Leave out the pictures; transcribe all else exactly.

### [DATA]

════════════════════

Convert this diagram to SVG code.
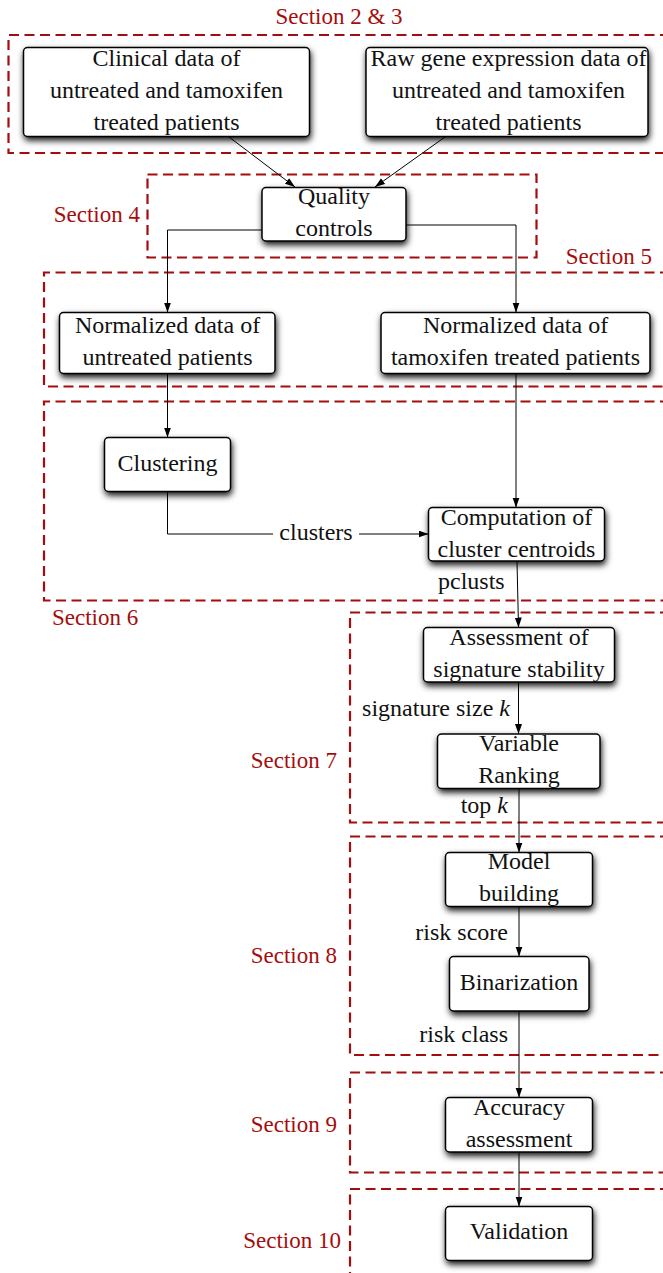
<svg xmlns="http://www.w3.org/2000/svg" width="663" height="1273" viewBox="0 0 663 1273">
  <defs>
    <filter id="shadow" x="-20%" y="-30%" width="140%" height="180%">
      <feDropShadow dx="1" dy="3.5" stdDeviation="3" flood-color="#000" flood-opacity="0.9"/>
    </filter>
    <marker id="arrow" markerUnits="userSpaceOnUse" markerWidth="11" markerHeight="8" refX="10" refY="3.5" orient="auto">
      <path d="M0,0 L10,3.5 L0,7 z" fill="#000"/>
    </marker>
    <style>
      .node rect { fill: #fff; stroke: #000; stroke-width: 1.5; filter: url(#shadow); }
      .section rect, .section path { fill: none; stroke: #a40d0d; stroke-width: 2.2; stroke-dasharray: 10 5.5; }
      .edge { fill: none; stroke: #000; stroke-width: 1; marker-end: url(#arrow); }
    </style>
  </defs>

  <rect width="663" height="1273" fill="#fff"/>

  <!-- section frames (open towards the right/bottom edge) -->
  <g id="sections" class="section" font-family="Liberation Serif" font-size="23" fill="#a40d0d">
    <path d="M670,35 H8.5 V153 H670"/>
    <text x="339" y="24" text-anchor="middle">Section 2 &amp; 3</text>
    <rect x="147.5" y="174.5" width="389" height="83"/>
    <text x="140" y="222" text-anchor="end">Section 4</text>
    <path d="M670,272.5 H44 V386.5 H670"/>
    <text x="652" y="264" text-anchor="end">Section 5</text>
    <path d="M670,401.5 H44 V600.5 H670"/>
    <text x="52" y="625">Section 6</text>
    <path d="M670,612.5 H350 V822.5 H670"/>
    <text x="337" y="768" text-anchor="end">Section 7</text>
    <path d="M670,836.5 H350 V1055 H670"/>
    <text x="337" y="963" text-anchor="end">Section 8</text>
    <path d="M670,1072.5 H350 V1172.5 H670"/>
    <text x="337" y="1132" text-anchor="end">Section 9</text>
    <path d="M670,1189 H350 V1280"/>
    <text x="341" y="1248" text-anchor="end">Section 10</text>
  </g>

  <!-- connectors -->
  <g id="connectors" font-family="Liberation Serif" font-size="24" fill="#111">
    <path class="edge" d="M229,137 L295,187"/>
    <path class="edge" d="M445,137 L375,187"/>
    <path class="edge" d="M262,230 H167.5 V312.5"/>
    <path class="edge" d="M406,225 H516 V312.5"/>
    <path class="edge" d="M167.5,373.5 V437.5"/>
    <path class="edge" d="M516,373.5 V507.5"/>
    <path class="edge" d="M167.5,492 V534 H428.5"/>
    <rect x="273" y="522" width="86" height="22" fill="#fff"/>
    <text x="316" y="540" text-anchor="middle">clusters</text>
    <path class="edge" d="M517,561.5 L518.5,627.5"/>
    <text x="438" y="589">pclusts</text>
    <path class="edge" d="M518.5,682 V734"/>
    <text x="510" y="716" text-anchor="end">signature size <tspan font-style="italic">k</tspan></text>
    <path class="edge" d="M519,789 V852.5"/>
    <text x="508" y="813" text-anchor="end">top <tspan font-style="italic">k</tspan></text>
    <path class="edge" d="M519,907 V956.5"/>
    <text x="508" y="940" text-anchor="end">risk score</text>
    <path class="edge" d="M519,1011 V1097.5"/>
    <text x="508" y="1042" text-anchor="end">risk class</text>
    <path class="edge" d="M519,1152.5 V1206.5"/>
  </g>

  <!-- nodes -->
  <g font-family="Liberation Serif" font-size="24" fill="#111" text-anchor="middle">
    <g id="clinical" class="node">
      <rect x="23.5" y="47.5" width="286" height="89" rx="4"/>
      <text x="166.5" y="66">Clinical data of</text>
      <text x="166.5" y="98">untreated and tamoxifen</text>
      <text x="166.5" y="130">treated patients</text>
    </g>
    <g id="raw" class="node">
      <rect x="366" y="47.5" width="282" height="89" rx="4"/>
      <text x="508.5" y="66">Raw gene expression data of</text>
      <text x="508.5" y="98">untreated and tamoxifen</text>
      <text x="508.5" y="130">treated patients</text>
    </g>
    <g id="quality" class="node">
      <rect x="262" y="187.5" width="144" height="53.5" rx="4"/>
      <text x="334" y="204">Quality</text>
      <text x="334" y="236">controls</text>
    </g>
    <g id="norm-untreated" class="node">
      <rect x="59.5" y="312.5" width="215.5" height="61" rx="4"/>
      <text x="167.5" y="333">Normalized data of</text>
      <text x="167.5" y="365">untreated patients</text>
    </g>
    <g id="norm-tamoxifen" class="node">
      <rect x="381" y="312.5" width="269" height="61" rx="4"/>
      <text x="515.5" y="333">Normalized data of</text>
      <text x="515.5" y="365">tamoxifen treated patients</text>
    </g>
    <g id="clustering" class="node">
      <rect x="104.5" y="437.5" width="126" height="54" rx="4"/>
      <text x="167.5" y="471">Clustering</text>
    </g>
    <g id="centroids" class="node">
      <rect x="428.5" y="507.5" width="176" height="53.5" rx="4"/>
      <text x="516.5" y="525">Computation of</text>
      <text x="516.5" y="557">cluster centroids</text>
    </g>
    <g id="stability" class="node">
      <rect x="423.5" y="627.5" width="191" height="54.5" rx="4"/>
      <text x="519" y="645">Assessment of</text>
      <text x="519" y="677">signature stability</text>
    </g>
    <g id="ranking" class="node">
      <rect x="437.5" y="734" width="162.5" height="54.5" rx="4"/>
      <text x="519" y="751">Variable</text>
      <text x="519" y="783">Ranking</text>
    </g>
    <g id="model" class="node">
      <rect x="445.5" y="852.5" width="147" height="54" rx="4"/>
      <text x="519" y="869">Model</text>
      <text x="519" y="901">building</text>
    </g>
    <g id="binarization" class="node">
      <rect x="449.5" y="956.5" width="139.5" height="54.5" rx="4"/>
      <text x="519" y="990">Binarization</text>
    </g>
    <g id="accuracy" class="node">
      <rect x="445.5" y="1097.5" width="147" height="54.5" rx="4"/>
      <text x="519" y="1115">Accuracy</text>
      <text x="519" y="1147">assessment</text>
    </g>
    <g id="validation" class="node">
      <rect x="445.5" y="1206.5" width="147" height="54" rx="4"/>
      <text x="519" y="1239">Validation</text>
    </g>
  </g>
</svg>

════════════════════

### [CORRECT RESPONSE]
Convert this diagram to SVG code.
<svg xmlns="http://www.w3.org/2000/svg" width="663" height="1273" viewBox="0 0 663 1273">
  <defs>
    <filter id="shadow" x="-20%" y="-30%" width="140%" height="180%">
      <feDropShadow dx="1" dy="3.5" stdDeviation="3" flood-color="#000" flood-opacity="0.9"/>
    </filter>
    <marker id="arrow" markerUnits="userSpaceOnUse" markerWidth="11" markerHeight="8" refX="10" refY="3.5" orient="auto">
      <path d="M0,0 L10,3.5 L0,7 z" fill="#000"/>
    </marker>
    <style>
      .node rect { fill: #fff; stroke: #000; stroke-width: 1.5; filter: url(#shadow); }
      .section rect, .section path { fill: none; stroke: #a40d0d; stroke-width: 2.2; stroke-dasharray: 10 5.5; }
      .edge { fill: none; stroke: #000; stroke-width: 1; marker-end: url(#arrow); }
    </style>
  </defs>

  <rect width="663" height="1273" fill="#fff"/>

  <!-- section frames (open towards the right/bottom edge) -->
  <g id="sections" class="section" font-family="Liberation Serif" font-size="23" fill="#a40d0d">
    <path d="M670,35 H8.5 V153 H670"/>
    <text x="339" y="24" text-anchor="middle">Section 2 &amp; 3</text>
    <rect x="147.5" y="174.5" width="389" height="83"/>
    <text x="140" y="222" text-anchor="end">Section 4</text>
    <path d="M670,272.5 H44 V386.5 H670"/>
    <text x="652" y="264" text-anchor="end">Section 5</text>
    <path d="M670,401.5 H44 V600.5 H670"/>
    <text x="52" y="625">Section 6</text>
    <path d="M670,612.5 H350 V822.5 H670"/>
    <text x="337" y="768" text-anchor="end">Section 7</text>
    <path d="M670,836.5 H350 V1055 H670"/>
    <text x="337" y="963" text-anchor="end">Section 8</text>
    <path d="M670,1072.5 H350 V1172.5 H670"/>
    <text x="337" y="1132" text-anchor="end">Section 9</text>
    <path d="M670,1189 H350 V1280"/>
    <text x="341" y="1248" text-anchor="end">Section 10</text>
  </g>

  <!-- connectors -->
  <g id="connectors" font-family="Liberation Serif" font-size="24" fill="#111">
    <path class="edge" d="M229,137 L295,187"/>
    <path class="edge" d="M445,137 L375,187"/>
    <path class="edge" d="M262,230 H167.5 V312.5"/>
    <path class="edge" d="M406,225 H516 V312.5"/>
    <path class="edge" d="M167.5,373.5 V437.5"/>
    <path class="edge" d="M516,373.5 V507.5"/>
    <path class="edge" d="M167.5,492 V534 H428.5"/>
    <rect x="273" y="522" width="86" height="22" fill="#fff"/>
    <text x="316" y="540" text-anchor="middle">clusters</text>
    <path class="edge" d="M517,561.5 L518.5,627.5"/>
    <text x="438" y="589">pclusts</text>
    <path class="edge" d="M518.5,682 V734"/>
    <text x="510" y="716" text-anchor="end">signature size <tspan font-style="italic">k</tspan></text>
    <path class="edge" d="M519,789 V852.5"/>
    <text x="508" y="813" text-anchor="end">top <tspan font-style="italic">k</tspan></text>
    <path class="edge" d="M519,907 V956.5"/>
    <text x="508" y="940" text-anchor="end">risk score</text>
    <path class="edge" d="M519,1011 V1097.5"/>
    <text x="508" y="1042" text-anchor="end">risk class</text>
    <path class="edge" d="M519,1152.5 V1206.5"/>
  </g>

  <!-- nodes -->
  <g font-family="Liberation Serif" font-size="24" fill="#111" text-anchor="middle">
    <g id="clinical" class="node">
      <rect x="23.5" y="47.5" width="286" height="89" rx="4"/>
      <text x="166.5" y="66">Clinical data of</text>
      <text x="166.5" y="98">untreated and tamoxifen</text>
      <text x="166.5" y="130">treated patients</text>
    </g>
    <g id="raw" class="node">
      <rect x="366" y="47.5" width="282" height="89" rx="4"/>
      <text x="508.5" y="66">Raw gene expression data of</text>
      <text x="508.5" y="98">untreated and tamoxifen</text>
      <text x="508.5" y="130">treated patients</text>
    </g>
    <g id="quality" class="node">
      <rect x="262" y="187.5" width="144" height="53.5" rx="4"/>
      <text x="334" y="204">Quality</text>
      <text x="334" y="236">controls</text>
    </g>
    <g id="norm-untreated" class="node">
      <rect x="59.5" y="312.5" width="215.5" height="61" rx="4"/>
      <text x="167.5" y="333">Normalized data of</text>
      <text x="167.5" y="365">untreated patients</text>
    </g>
    <g id="norm-tamoxifen" class="node">
      <rect x="381" y="312.5" width="269" height="61" rx="4"/>
      <text x="515.5" y="333">Normalized data of</text>
      <text x="515.5" y="365">tamoxifen treated patients</text>
    </g>
    <g id="clustering" class="node">
      <rect x="104.5" y="437.5" width="126" height="54" rx="4"/>
      <text x="167.5" y="471">Clustering</text>
    </g>
    <g id="centroids" class="node">
      <rect x="428.5" y="507.5" width="176" height="53.5" rx="4"/>
      <text x="516.5" y="525">Computation of</text>
      <text x="516.5" y="557">cluster centroids</text>
    </g>
    <g id="stability" class="node">
      <rect x="423.5" y="627.5" width="191" height="54.5" rx="4"/>
      <text x="519" y="645">Assessment of</text>
      <text x="519" y="677">signature stability</text>
    </g>
    <g id="ranking" class="node">
      <rect x="437.5" y="734" width="162.5" height="54.5" rx="4"/>
      <text x="519" y="751">Variable</text>
      <text x="519" y="783">Ranking</text>
    </g>
    <g id="model" class="node">
      <rect x="445.5" y="852.5" width="147" height="54" rx="4"/>
      <text x="519" y="869">Model</text>
      <text x="519" y="901">building</text>
    </g>
    <g id="binarization" class="node">
      <rect x="449.5" y="956.5" width="139.5" height="54.5" rx="4"/>
      <text x="519" y="990">Binarization</text>
    </g>
    <g id="accuracy" class="node">
      <rect x="445.5" y="1097.5" width="147" height="54.5" rx="4"/>
      <text x="519" y="1115">Accuracy</text>
      <text x="519" y="1147">assessment</text>
    </g>
    <g id="validation" class="node">
      <rect x="445.5" y="1206.5" width="147" height="54" rx="4"/>
      <text x="519" y="1239">Validation</text>
    </g>
  </g>
</svg>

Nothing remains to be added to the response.